Is it the 2.7 motor? The issue may not be the bearings, but clogged passages feeding them. If it is the 2.7, then switch to synthetic, and keep a regular oil change schedule. The 2.7's had issues with clogged oil passages. Conventional oil would "coke-up" and block passages. If you have 4 hours to kill, Google "2.7, chrysler, problems"
 
It is the 2.7. Have the new bearings now. Do you think the passages will clear out or do I have to fish something through them, havent assembled the crank rods yet. The pan looks fairly clean but the oil was dirty.
 
Don't know that engine but if you can prime it try this. On my son's furd engine we drained it filled it with a jug of WD40 primed while turning by hand, drained that. Filled with some decent used oil, primed and turned. Drained that then filled with new and primed. Sound like a real ordeal, but wasn't that bad with two of us going at it and it did help. My dad told me in the 50's they would fill them with coal oil and started the thing, go figure.
 
The general consensus is that the passages were too small/ too close/ to little flow near the high heat parts of the block.
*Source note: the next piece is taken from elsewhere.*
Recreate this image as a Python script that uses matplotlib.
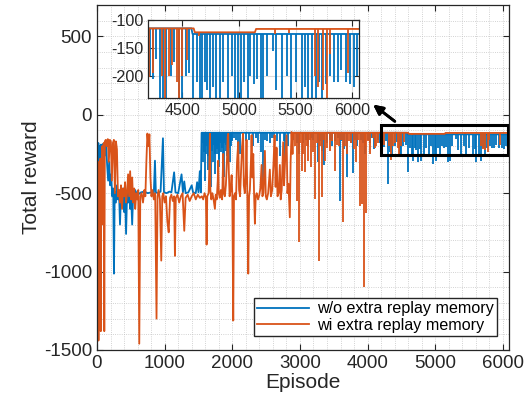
import numpy as np
import matplotlib.pyplot as plt
from matplotlib.patches import Rectangle
from matplotlib.ticker import MultipleLocator

plt.rcParams['font.family'] = ['Liberation Sans', 'DejaVu Sans']
plt.rcParams['axes.unicode_minus'] = False

BLUE = "#0072BD"
ORANGE = "#D95319"
GREY = "#262626"

# ---- w/o extra replay memory: body vertices (episode, reward) ----
blue_ep = [0, 10, 20, 30, 40, 50, 60, 75, 90, 105, 120, 135, 150, 165, 180, 195, 210,
           225, 240, 251, 262, 280, 295, 310, 325, 340, 355, 370, 385, 400, 415, 430,
           445, 460, 475, 490, 505, 520, 535, 550, 565, 580, 600, 620, 650, 700, 750,
           800, 840, 857, 870, 900, 940, 975, 990, 1030, 1070, 1100, 1140, 1160, 1200,
           1250, 1270, 1290, 1310, 1350, 1400, 1420, 1460, 1480, 1500, 1520, 1535, 1546,
           4580, 4590, 6070]
blue_val = [-180, -330, -180, -250, -200, -340, -190, -230, -185, -210, -260, -190, -320,
            -420, -300, -450, -380, -520, -470, -1013, -490, -560, -450, -540, -480, -700,
            -500, -560, -470, -620, -520, -760, -500, -560, -480, -600, -520, -700, -500,
            -540, -480, -510, -490, -505, -495, -490, -500, -495, -500, -293, -495, -500,
            -490, -150, -495, -500, -490, -495, -367, -495, -500, -380, -495, -425, -500,
            -495, -450, -495, -500, -430, -495, -360, -495, -115,
            -115, -125, -125]

# downward spikes from the top plateau (-115 before ep 4580, -125 after)
blue_dip_hi_ep = [1560, 1568, 1575, 1583, 1590, 1600, 1608, 1615, 1622, 1630, 1638, 1645,
                  1652, 1660, 1668, 1675, 1683, 1690, 1698, 1705, 1712, 1720, 1728, 1735,
                  1742, 1750, 1758, 1765, 1772, 1780, 1788, 1795, 1802, 1810, 1818, 1825,
                  1832, 1840, 1850, 1860, 1870, 1880, 1890, 1900, 1910, 1920, 1930, 1940,
                  1950, 1960, 1970, 1980, 1990, 2000, 2025, 2050, 2085, 2120, 2160, 2200,
                  2250, 2300, 2350, 2385, 2420, 2450, 2480, 2515, 2550, 2585, 2620, 2660,
                  2700, 2760, 2780, 2830, 2900, 2950, 2990, 3050, 3085, 3120, 3160, 3200,
                  3260, 3300, 3330, 3360, 3400, 3440, 3470, 3520, 3555, 3590, 3620, 3650,
                  3700, 3750, 3790, 3820, 3850, 3900, 3930, 3960, 4000, 4030, 4065, 4100,
                  4150, 4180, 4215, 4240, 4270, 4300, 4330, 4360, 4400, 4430, 4473, 4500,
                  4530, 4560]
blue_dip_hi_val = [-300, -180, -160, -240, -200, -420, -170, -250, -200, -180, -260, -350,
                   -190, -150, -280, -220, -170, -460, -230, -200, -160, -300, -190, -160,
                   -250, -380, -200, -170, -220, -250, -160, -200, -280, -330, -180, -150,
                   -240, -170, -210, -270, -180, -400, -160, -190, -230, -260, -170, -160,
                   -210, -300, -180, -200, -160, -170, -150, -160, -180, -250, -150, -170,
                   -160, -200, -150, -180, -240, -463, -160, -170, -180, -150, -150, -170,
                   -260, -170, -300, -200, -160, -180, -250, -180, -160, -200, -150, -160,
                   -300, -170, -230, -320, -180, -160, -200, -170, -150, -548, -170, -220,
                   -400, -180, -370, -160, -200, -160, -180, -250, -160, -180, -150, -220,
                   -160, -180, -200, -205, -170, -440, -240, -250, -200, -175, -250, -272,
                   -200, -195]
blue_dip_lo_ep = [4598, 4630, 4656, 4672, 4700, 4720, 4746, 4770, 4795, 4832, 4860, 4906,
                  4940, 4968, 4990, 5017, 5045, 5075, 5100, 5130, 5160, 5190, 5214, 5250,
                  5302, 5330, 5376, 5420, 5461, 5500, 5553, 5580, 5608, 5641, 5682, 5705,
                  5731, 5770, 5802, 5840, 5870, 5900, 5940, 5979, 6010, 6040]
blue_dip_lo_val = [-367, -210, -250, -293, -210, -225, -304, -220, -293, -250, -210, -250,
                   -200, -315, -250, -293, -210, -260, -200, -215, -205, -304, -293, -200,
                   -155, -225, -260, -200, -272, -210, -250, -220, -304, -250, -293, -210,
                   -272, -215, -200, -210, -210, -190, -210, -215, -220, -200]

# ---- wi extra replay memory: body vertices ----
orange_ep = [0, 8, 14, 22, 30, 40, 48, 56, 64, 72, 80, 90, 100, 108, 116, 130, 145, 160,
             175, 190, 205, 220, 235, 250, 265, 280, 295, 310, 325, 340, 355, 370, 385,
             400, 415, 430, 445, 460, 475, 490, 505, 520, 535, 550, 565, 580, 595, 610,
             625, 640, 660, 680, 700, 715, 730, 745, 760, 775, 790, 805, 820, 840, 860,
             880, 895, 910, 930, 950, 965, 980, 1000, 1020, 1040, 1060, 1080, 1100, 1120,
             1140, 1152, 1165, 1190, 1215, 1240, 1265, 1290, 1310, 1340, 1370, 1400, 1430,
             1460, 1490, 1520, 1550, 1570, 1590, 1610, 1620, 1630, 1650, 1662, 1669, 1676,
             1690, 1705, 1720, 1743, 1755, 1770, 1785, 1792, 1800, 1815, 1830, 1850, 1866,
             1875, 1890, 1905, 1920, 1932, 1940, 1948, 1960, 1975, 1990, 2000, 2014, 2025,
             2040, 2055, 2070, 2088, 2100, 2115, 2130, 2145, 2160, 2170, 2185, 2200, 2210,
             2222, 2236, 2248, 2260, 2275, 2285, 2297, 2310, 2322, 2334, 2346, 2360, 2380,
             2400, 2415, 2433, 2445, 2460, 2482, 2495, 2510, 2530, 2555, 2570, 2590, 2610,
             2625, 2640, 2654, 2668, 2685, 2703, 2715, 2730, 2752, 2765, 2780, 2802, 2815,
             2830, 2850, 2862, 2876, 2890, 2900, 4600, 4610, 5140, 5150, 6070]
orange_val = [-290, -900, -300, -1440, -400, -1100, -280, -1380, -350, -700, -200, -500,
              -180, -1380, -170, -160, -200, -155, -300, -160, -170, -420, -180, -160, -500,
              -170, -220, -520, -480, -560, -450, -600, -470, -520, -430, -560, -500, -380,
              -520, -360, -540, -400, -560, -470, -600, -500, -540, -480, -1460, -520, -500,
              -560, -480, -520, -300, -120, -200, -125, -400, -520, -480, -540, -500, -1300,
              -520, -480, -540, -930, -520, -500, -560, -520, -680, -750, -530, -510, -550,
              -520, -900, -530, -510, -560, -520, -500, -740, -530, -510, -550, -520, -500,
              -540, -510, -530, -520, -540, -500, -530, -828, -520, -500, -300, -121, -480,
              -540, -500, -530, -600, -510, -540, -420, -293, -500, -530, -480, -540, -250,
              -500, -520, -450, -300, -140, -121, -350, -520, -480, -385, -510, -1312, -520,
              -500, -540, -300, -174, -480, -520, -350, -200, -121, -450, -500, -380, -160,
              -500, -1013, -520, -480, -300, -130, -400, -250, -510, -695, -520, -500, -540,
              -510, -470, -320, -520, -500, -230, -520, -540, -500, -350, -520, -480, -300,
              -130, -460, -210, -520, -500, -320, -540, -480, -175, -450, -300, -130, -500,
              -440, -654, -300, -110, -250, -115, -115, -122, -122, -116, -116]

# downward spikes from the orange plateaus (-115 / -122 / -116)
orange_dip_a_ep = [2930, 2950, 2984, 3000, 3023, 3045, 3072, 3100, 3121, 3145, 3170, 3195,
                   3220, 3250, 3279, 3300, 3328, 3350, 3370, 3400, 3441, 3480, 3520, 3550,
                   3580, 3610, 3638, 3670, 3700, 3730, 3760, 3800, 3830, 3860, 3885, 3910,
                   3944, 3960, 3983, 4010, 4040, 4080, 4106, 4130, 4160, 4210, 4240, 4323,
                   4347, 4380, 4410, 4450, 4470, 4500, 4538]
orange_dip_a_val = [-200, -548, -813, -180, -357, -250, -367, -200, -293, -160, -330, -240,
                    -537, -180, -930, -200, -527, -160, -293, -210, -230, -170, -357, -190,
                    -200, -160, -686, -200, -250, -170, -180, -220, -300, -160, -580, -570,
                    -1100, -200, -625, -170, -250, -150, -210, -200, -180, -201, -195, -200,
                    -290, -200, -180, -210, -260, -200, -171]
orange_dip_b_ep = [4650]
orange_dip_b_val = [-128]
orange_dip_c_ep = [5320, 5440, 5670, 5700, 5738, 5776, 5800, 5958]
orange_dip_c_val = [-125, -124, -200, -219, -225, -240, -160, -195]

LW = 1.3


def draw(ax, lw):
    ax.plot(blue_ep, blue_val, color=BLUE, lw=lw, label="w/o extra replay memory")
    ax.vlines(blue_dip_hi_ep, blue_dip_hi_val, -115, color=BLUE, lw=lw)
    ax.vlines(blue_dip_lo_ep, blue_dip_lo_val, -125, color=BLUE, lw=lw)
    ax.plot(orange_ep, orange_val, color=ORANGE, lw=lw, label="wi extra replay memory")
    ax.vlines(orange_dip_a_ep, orange_dip_a_val, -115, color=ORANGE, lw=lw)
    ax.vlines(orange_dip_b_ep, orange_dip_b_val, -122, color=ORANGE, lw=lw)
    ax.vlines(orange_dip_c_ep, orange_dip_c_val, -116, color=ORANGE, lw=lw)


def style(ax, fs):
    for s in ax.spines.values():
        s.set_color(GREY)
        s.set_linewidth(0.9)
    ax.tick_params(which="major", direction="in", length=4, top=True, right=True,
                   colors=GREY, labelsize=fs, labelcolor=GREY)
    ax.tick_params(which="minor", length=0, top=True, right=True)


fig = plt.figure(figsize=(5.32, 4.08), dpi=100)
ax = fig.add_axes([0.1823, 0.1422, 0.7745, 0.8456])
draw(ax, LW)
ax.set_xlim(0, 6090)
ax.set_ylim(-1500, 700)
ax.set_xticks([0, 1000, 2000, 3000, 4000, 5000, 6000])
ax.set_yticks([-1500, -1000, -500, 0, 500])
ax.xaxis.set_minor_locator(MultipleLocator(200))
ax.yaxis.set_minor_locator(MultipleLocator(100))
ax.grid(which="both", linestyle=":", color="#c4c4c4", linewidth=0.6)
ax.set_axisbelow(True)
style(ax, 13.5)
ax.set_xlabel("Episode", fontsize=15, color=GREY, labelpad=1)
ax.set_ylabel("Total reward", fontsize=15, color=GREY, labelpad=2)
ax.legend(loc="lower right", bbox_to_anchor=(0.97, 0.04), fontsize=11.6, frameon=True,
          fancybox=False, edgecolor=GREY, framealpha=1, handlelength=3.2,
          borderpad=0.2, labelspacing=0.1, handletextpad=0.5, borderaxespad=0)

ax.add_patch(Rectangle((4200, -255), 1870, 190, fill=False, edgecolor="black",
                       lw=2.2, zorder=5))

# inset zoom
axin = fig.add_axes([0.2788, 0.759, 0.396, 0.192])
draw(axin, LW)
axin.set_xlim(4200, 6058)
axin.set_ylim(-240, -100)
axin.set_xticks([4500, 5000, 5500, 6000])
axin.set_yticks([-200, -150, -100])
axin.grid(True, color="#dcdcdc", linewidth=0.8)
axin.set_axisbelow(True)
style(axin, 11.6)

fig.add_artist(plt.annotate("", xy=(371 / 532, 1 - 103 / 408), xycoords="figure fraction",
                            xytext=(397 / 532, 1 - 123 / 408), textcoords="figure fraction",
                            arrowprops=dict(arrowstyle="-|>", color="black", lw=2,
                                            mutation_scale=14)))

fig.savefig("out.png", dpi=100)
That would cause conventional motor oil to bake, or "coke", further reducing the available flow through these hot areas. A process that will feed on itself till oil starvation causes failure. The timing chain tensioner also relies on oil pressure for its operation [another common failure on these motors]. Reduced oil pressure to it causes the chain to slacken, and then catastrophic failure. I dont see that rodding the passages is possible with the crank in the car, but if the issue is near the oil feed holes in the crank, then some poking around with copper wire shouldn't hurt it. In some of the forums discussing the fixes for this motor, flushing was discussed as a double-edged sword. It may remove crap, but that means that the crap is now mobile, and may end up in a smaller, or worse spot! The one thing that was agreed upon, was the use of synthetic oils due to their great resistance to thermal breakdown. If anyone reading this has more advice, I'd like to hear it also. Sorry to bring you down with the info about this motor. You started out with a simple repair, but now you may feel like you have a time bomb there.